Jason Britton, chief investment officer at T. Bailey, explains why outsourcing to a multi-manager is RDR-friendly.
There are strong grounds for believing that after the RDR, investors will be much more cost-conscious. We have already seen criticism in the media of active fund management charges.
Today, it is the fund industry under pressure. Tomorrow, it could be advisers. If their businesses are to survive many advisers will have to find ways to offset lost trail commission through ongoing fees. And they will be under pressure to keep those fees down.
That means focusing on where they add most value and outsourcing the rest in the most cost-effective and client-friendly way possible, to enable them to deliver good, distinctive service cost-effectively, grow their business and maintain profit margins.
Investment is a natural area to outsource. It is costly to deliver – not just on the fund or investment selection side, but in monitoring portfolios, actively managing them and complying with the additional administration and regulatory burdens.
Fund of funds is one solution – and, I would argue, an excellent one for many advisers and their clients. There will be some who might find that difficult to believe. They will flag up the old adage that funds of funds double charge and claim that they are therefore not RDR-friendly.
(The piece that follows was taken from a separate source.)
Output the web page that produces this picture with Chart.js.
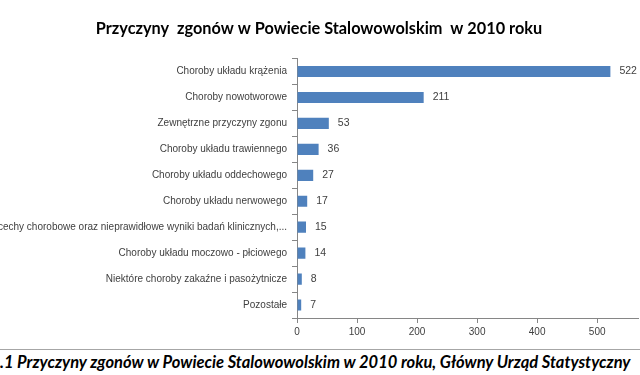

I have read many of the FSA’s various discussion papers, consultation papers, feedback statements and policy statements on the RDR and nowhere have I seen that we should expect to have lower quality products. We think that funds of funds are a quality solution that, used appropriately, can deliver strong performance.
It should be made clear that funds of funds and multi-manager are not one and the same: the former is a subset of the latter. Funds of funds can also be split down further between internal (or fettered) funds of funds and external (or unfettered) funds of funds. It is the last of these (external funds of funds) which our research shows is the most strongly performing multi-manager strategy.
Where the funds of funds strategy works best relative to single manager funds over the long term is in the IMA Cautious Managed, Balanced Managed, Active Managed and Global sectors. Here, the combination of active asset allocation and fund selection works to best advantage, and here the average external fund of funds has consistently and comfortably outperformed the average single manager (and the average passive product – not that there are many) over the ten-year period to 31 December 2010. And this is after all charges.
Stripping out trail commission, the typical cost of an actively managed fund of funds might be around 75 basis points more than an actively managed single manager fund. For that, the adviser delivers to their client asset allocation, expert fund selection, diversification and active management. The combination of all of these is what helps deliver the long-term outperformance of the strategy, which based on the last ten years more than covers the extra cost.
Investors also get the potential for capital gains tax (CGT) savings because portfolio changes within a fund of funds wrapper do not trigger CGT events. For some investors, the CGT savings alone could exceed the additional charges.